Les eurodéputés ont voté ce mercredi 17 janvier deux résolutions ciblant l’influence croissante de la Chine dans certaines infrastructures critiques de l’Europe. La stratégie de fusion militaro-civile chinoise est clairement dénoncée, favorisant la mainmise de Pékin sur les activités maritimes européennes aujourd’hui estimée à plus de 10%.
La stratégie de fusion militaro-civile chinoise, dénoncée par les eurodéputés
Ce mercredi 17 janvier 2024, le Parlement européen a adopté une stratégie portuaire européenne après avoir voté un texte sur la menace du contrôle chinois sur certaines infrastructures d’envergure. Déposé le 11 décembre dernier, ce rapport du groupe Renew Europe s’attaque aux implications en matière de sécurité et de défense de l’influence de la Chine sur les infrastructures critiques de l’Union européenne. L’analyse de ce « rival systémique et concurrent » souligne comment la stratégie de fusion militaro-civile (MCF) mise en place par Pékin cible les technologies de pointe. La Chine cherche ainsi à éliminer les barrières entre la recherche civile et les secteurs commerciaux, industriels et de défense. Parmi les technologies ciblées, on retrouve l’informatique quantique, le big data, les semi-conducteurs, la 5G, les technologies nucléaire et aérospatiale avancées, ou encore l’intelligence artificielle.
Avec le vote de ce texte non contraignant, les eurodéputés appellent à réagir face à la volonté de fusion militaro-civile chinoise. Cette stratégie « instrumentalise tous les niveaux du pouvoir étatique et commercial, pour renforcer et soutenir le Parti communiste chinois (PCC) et son aile armée, l’Armée populaire de libération (APL) ». Le Parlement européen s’alarme de la « vulnérabilité à l’influence chinoise » d’infrastructures critiques comme les transports, les ports, les réseaux télécoms, les métaux rares ou les câbles sous-marins.

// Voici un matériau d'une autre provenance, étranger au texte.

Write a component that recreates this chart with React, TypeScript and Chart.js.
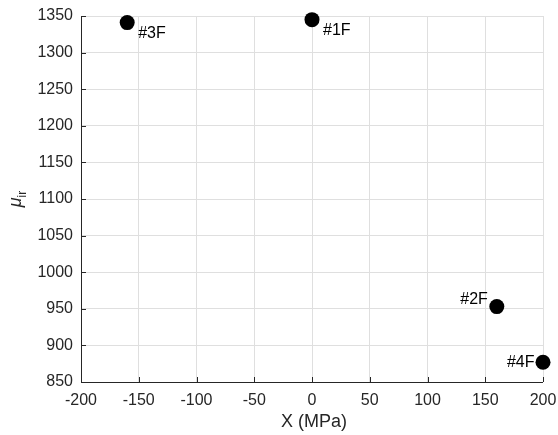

Les infrastructures critiques, cheval de Troie pour le renseignement chinois en Europe
En juin 2023, le Service européen pour l’action extérieure (SEAE) explicitait les risques sécuritaires d’une telle emprise de la Chine sur les infrastructures critiques de l’UE. Puisant dans les sources chinoises, le SEAE analyse les menaces pour la souveraineté stratégique et numérique de l’UE d’un rapprochement de l’État chinois à certains acteurs de l’infrastructure. Le cas de la société Huawei Marine Network (HMN) illustre particulièrement bien la menace d’espionnage pour l’Europe : impliqué dans une dizaine de systèmes de câbles pour les utilisateurs européens d’Internet, HMN développe en parallèle des outils de surveillance sous-marine pour l’armée chinoise. Son actionnaire principal Hengtong est notamment membre du PCC, ancien décoré de l’APL et membre de l’alliance industrielle MCF, en plus de développer un laboratoire de recherche avec une entité liée aux services de renseignement de l’APL. Exploiter les câbles sous-marins reliant les bases militaires des États membres et de l’Otan s’avère ainsi particulièrement intéressant pour une telle entreprise.
Pour limiter les influences étrangères dans les ports de l’UE, une stratégie portuaire européenne basée sur le rapport du néerlandais Tom Berendsen a été adoptée au Parlement ce 17 janvier. Également déposé il y a quelques semaines, ce texte presse à évaluer urgemment les « risques d’implication de la Chine et d’autres pays tiers dans les infrastructures maritimes ». Les députés souhaiteraient ainsi bloquer davantage les investissements suspects dans les activités critiques, grâce à une coopération accrue entre les pays de l’UE. A l’image du port de Pyrée en Grèce, de Zeebruges en Belgique ou d’Hambourg, la stratégie du collier de perles lancée par Pékin en 2004 poursuit sa lente progression vers l’Europe. Après avoir été brutalement confrontée à sa dépendance énergétique unilatérale à l’égard de la Russie, l’UE est confrontée à l’apparition de nouvelles dépendances étrangères bouleversant sa sécurité, son indépendance économique et la résilience des États membres au sein d’une guerre économique agressive avec la Chine.